**Exercise goal:**
Single out the lines that include the word "with". Copy them.

(Records)
^^^^^^^^^^^^^^^^

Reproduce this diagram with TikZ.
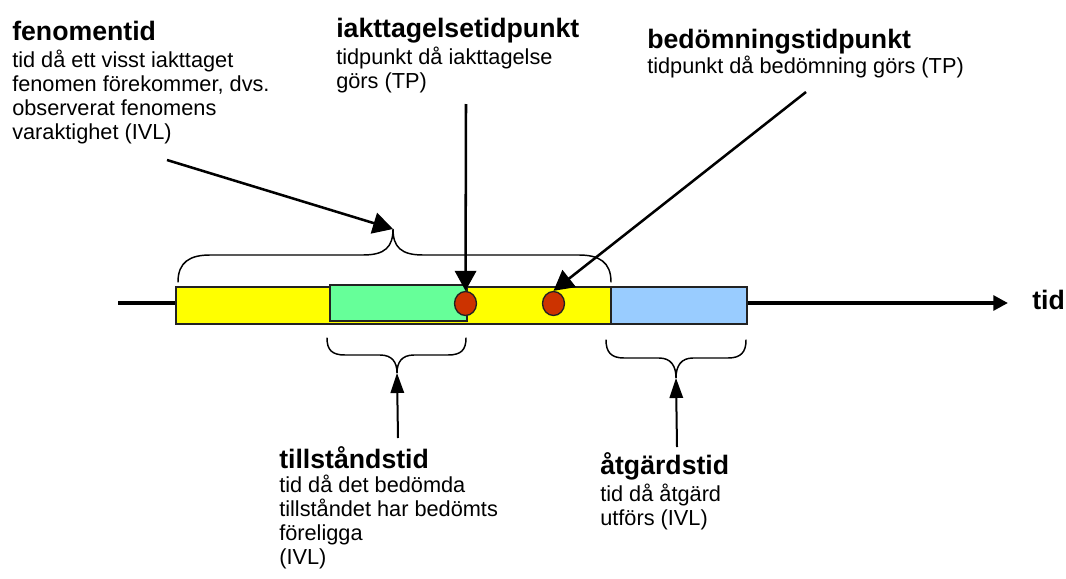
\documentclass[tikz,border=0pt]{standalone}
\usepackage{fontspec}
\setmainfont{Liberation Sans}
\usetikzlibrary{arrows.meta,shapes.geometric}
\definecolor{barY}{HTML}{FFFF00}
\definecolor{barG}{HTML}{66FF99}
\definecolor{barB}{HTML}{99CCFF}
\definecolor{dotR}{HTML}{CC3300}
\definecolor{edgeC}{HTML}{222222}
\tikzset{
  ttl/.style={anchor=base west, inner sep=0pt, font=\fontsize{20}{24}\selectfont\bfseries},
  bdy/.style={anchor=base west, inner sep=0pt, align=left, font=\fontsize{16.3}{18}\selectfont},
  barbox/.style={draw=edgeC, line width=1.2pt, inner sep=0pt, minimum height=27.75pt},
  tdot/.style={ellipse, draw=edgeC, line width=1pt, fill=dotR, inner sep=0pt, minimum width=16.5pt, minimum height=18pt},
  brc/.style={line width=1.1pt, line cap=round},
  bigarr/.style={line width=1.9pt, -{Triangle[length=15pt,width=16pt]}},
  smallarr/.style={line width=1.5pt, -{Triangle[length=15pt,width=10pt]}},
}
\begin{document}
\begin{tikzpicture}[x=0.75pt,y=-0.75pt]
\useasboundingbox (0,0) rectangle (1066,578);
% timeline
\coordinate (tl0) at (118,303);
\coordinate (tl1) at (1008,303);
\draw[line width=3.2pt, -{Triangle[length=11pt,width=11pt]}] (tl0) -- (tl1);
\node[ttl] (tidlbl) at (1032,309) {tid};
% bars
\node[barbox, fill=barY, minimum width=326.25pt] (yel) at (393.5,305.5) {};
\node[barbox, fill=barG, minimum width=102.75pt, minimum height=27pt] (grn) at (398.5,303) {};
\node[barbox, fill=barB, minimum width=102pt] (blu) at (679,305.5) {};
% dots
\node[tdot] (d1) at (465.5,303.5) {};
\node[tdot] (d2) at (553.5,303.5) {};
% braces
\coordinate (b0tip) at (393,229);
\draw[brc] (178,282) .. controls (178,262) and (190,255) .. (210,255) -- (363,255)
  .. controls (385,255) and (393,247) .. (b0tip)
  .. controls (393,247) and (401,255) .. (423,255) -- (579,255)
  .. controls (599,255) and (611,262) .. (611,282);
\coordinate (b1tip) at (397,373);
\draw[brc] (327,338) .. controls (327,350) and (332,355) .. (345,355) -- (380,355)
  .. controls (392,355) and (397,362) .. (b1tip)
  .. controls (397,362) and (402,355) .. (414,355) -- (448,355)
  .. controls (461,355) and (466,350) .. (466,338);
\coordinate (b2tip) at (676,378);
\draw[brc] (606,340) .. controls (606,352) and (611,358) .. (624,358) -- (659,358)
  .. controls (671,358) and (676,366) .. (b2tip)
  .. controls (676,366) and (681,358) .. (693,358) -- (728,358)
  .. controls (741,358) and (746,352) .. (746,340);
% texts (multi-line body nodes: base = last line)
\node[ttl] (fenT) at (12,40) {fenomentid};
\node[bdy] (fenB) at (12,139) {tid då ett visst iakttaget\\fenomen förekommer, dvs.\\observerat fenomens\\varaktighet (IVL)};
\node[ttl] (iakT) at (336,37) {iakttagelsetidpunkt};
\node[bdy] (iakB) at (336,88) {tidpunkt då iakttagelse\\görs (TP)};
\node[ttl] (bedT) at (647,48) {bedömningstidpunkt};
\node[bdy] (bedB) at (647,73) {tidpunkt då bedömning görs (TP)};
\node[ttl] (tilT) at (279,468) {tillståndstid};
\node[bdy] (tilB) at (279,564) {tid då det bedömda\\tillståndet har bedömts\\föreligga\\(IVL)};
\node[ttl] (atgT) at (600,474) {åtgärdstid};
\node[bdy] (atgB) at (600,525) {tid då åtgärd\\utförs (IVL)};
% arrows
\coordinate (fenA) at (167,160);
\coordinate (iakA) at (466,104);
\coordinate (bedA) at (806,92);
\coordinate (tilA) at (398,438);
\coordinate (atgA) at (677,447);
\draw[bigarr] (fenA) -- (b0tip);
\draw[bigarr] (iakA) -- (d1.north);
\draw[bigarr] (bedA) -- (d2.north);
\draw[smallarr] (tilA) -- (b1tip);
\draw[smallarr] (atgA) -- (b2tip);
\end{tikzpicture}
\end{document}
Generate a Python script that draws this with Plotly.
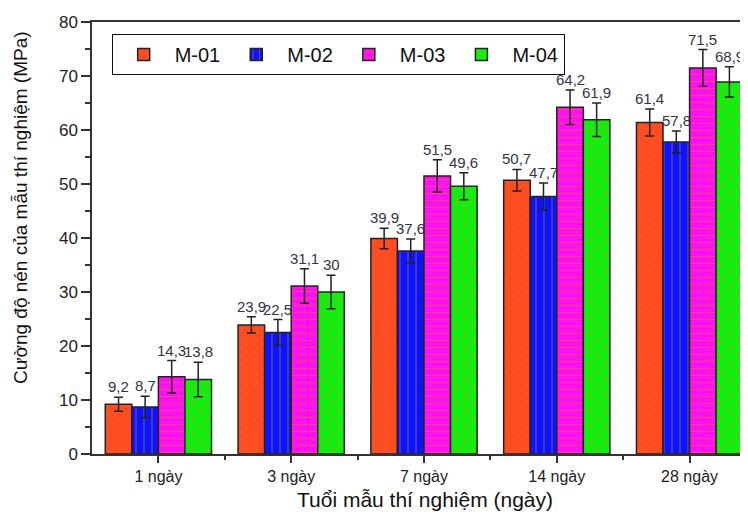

^^^^^^^^^^^^^^^^

**Exercise solution:**
Reproduce this diagram with TikZ.
Generate a Python script that draws this with Plotly.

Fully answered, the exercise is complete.